Code that draws figures
##########
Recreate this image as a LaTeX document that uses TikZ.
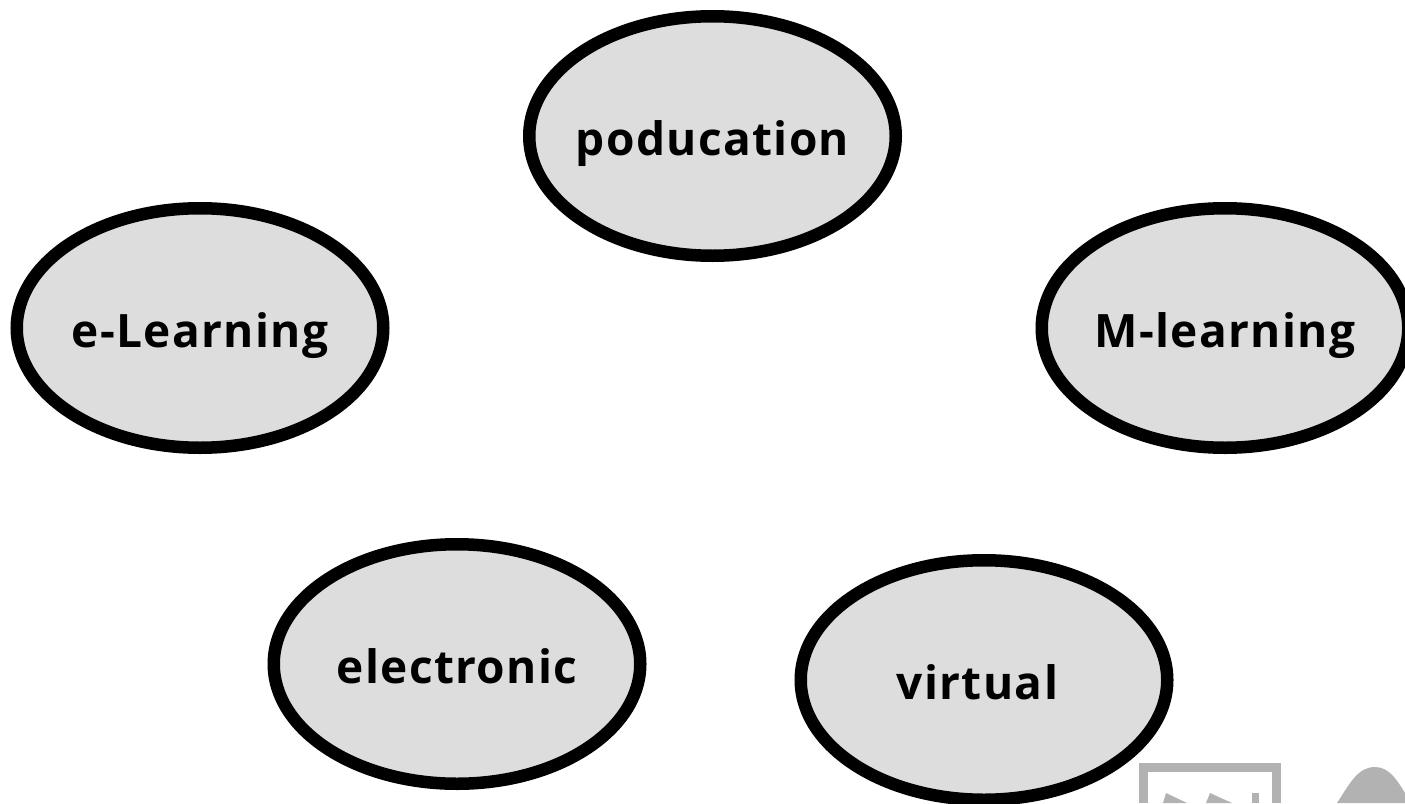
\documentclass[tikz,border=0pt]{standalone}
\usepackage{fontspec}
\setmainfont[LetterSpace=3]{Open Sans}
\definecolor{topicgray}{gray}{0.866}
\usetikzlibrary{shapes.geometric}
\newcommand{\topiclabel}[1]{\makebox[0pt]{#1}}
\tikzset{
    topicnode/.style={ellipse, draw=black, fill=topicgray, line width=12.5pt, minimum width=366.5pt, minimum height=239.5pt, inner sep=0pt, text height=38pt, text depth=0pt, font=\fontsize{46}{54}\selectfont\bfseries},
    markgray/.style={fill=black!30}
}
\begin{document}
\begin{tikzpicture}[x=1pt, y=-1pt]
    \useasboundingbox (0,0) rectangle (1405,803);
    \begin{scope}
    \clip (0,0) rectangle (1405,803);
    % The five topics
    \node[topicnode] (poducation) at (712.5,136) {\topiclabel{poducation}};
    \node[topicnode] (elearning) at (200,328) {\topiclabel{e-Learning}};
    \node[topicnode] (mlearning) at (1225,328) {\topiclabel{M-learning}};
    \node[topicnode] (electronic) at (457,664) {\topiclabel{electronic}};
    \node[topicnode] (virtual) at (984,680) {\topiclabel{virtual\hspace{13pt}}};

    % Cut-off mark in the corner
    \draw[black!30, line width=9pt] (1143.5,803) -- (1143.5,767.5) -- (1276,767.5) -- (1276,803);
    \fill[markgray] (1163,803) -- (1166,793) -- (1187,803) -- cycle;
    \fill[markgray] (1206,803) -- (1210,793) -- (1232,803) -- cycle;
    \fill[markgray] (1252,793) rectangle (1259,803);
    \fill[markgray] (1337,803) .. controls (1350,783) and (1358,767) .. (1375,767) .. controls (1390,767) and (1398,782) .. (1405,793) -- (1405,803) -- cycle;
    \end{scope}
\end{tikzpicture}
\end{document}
##########
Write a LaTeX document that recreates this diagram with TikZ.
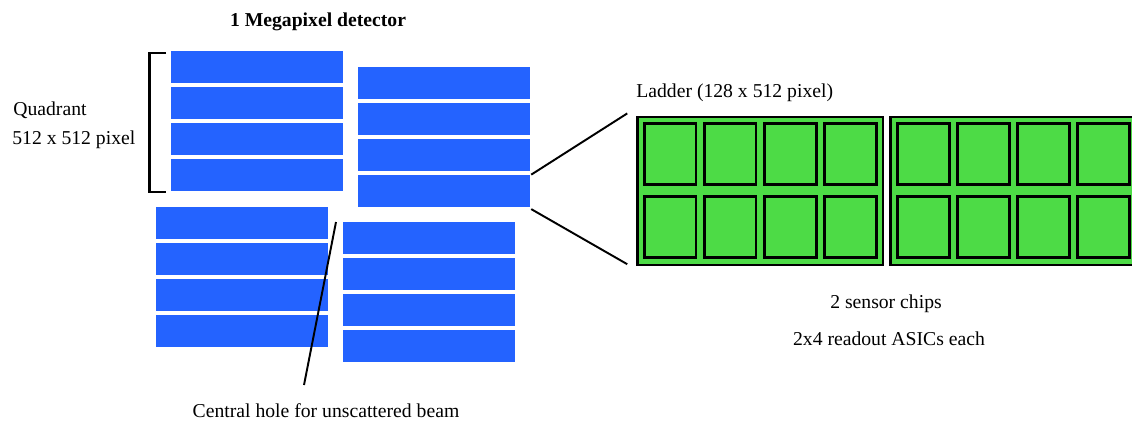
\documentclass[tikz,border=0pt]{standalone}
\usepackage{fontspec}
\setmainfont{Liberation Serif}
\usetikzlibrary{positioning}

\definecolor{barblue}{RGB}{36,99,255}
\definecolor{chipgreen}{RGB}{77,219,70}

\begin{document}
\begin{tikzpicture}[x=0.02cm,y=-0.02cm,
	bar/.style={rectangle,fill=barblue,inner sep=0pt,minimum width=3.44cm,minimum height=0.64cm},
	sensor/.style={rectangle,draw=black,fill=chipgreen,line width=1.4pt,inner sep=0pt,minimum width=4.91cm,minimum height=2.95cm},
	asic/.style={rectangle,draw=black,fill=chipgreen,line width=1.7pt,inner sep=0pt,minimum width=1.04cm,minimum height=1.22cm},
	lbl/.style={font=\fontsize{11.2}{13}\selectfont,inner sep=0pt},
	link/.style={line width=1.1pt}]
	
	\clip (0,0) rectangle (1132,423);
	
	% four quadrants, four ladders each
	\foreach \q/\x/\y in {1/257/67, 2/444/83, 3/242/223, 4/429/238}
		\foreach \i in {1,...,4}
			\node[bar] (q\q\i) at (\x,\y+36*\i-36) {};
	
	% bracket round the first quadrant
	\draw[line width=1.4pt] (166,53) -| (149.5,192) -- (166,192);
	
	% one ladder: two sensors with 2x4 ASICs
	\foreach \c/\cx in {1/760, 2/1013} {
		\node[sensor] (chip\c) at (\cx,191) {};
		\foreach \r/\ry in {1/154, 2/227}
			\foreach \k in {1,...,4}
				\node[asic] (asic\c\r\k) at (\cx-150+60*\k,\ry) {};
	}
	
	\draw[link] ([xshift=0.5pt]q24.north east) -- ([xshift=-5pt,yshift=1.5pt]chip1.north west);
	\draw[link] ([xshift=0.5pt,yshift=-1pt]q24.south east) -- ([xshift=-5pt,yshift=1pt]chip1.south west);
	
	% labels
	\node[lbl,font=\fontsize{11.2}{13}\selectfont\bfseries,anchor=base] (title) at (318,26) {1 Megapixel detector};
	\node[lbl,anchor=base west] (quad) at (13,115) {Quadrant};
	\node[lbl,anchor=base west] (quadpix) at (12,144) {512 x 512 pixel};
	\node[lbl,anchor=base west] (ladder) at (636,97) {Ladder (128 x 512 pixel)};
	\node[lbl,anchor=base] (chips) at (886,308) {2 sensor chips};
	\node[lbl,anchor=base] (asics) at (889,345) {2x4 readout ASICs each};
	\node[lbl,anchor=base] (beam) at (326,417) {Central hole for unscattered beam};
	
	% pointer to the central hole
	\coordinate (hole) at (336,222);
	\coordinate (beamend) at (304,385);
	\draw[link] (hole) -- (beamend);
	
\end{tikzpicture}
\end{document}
##########
§ **PROBLEM**:
Using the data above, set down each line from the line with "Write a LaTeX" to the line with "(0,0) rectangle (1132,423);" exactly, both ends included, and leave the pictures behind. Nothing else belongs.

§ **SOLUTION FOR THIS TASK**:
Write a LaTeX document that recreates this diagram with TikZ.
\documentclass[tikz,border=0pt]{standalone}
\usepackage{fontspec}
\setmainfont{Liberation Serif}
\usetikzlibrary{positioning}

\definecolor{barblue}{RGB}{36,99,255}
\definecolor{chipgreen}{RGB}{77,219,70}

\begin{document}
\begin{tikzpicture}[x=0.02cm,y=-0.02cm,
	bar/.style={rectangle,fill=barblue,inner sep=0pt,minimum width=3.44cm,minimum height=0.64cm},
	sensor/.style={rectangle,draw=black,fill=chipgreen,line width=1.4pt,inner sep=0pt,minimum width=4.91cm,minimum height=2.95cm},
	asic/.style={rectangle,draw=black,fill=chipgreen,line width=1.7pt,inner sep=0pt,minimum width=1.04cm,minimum height=1.22cm},
	lbl/.style={font=\fontsize{11.2}{13}\selectfont,inner sep=0pt},
	link/.style={line width=1.1pt}]
	
	\clip (0,0) rectangle (1132,423);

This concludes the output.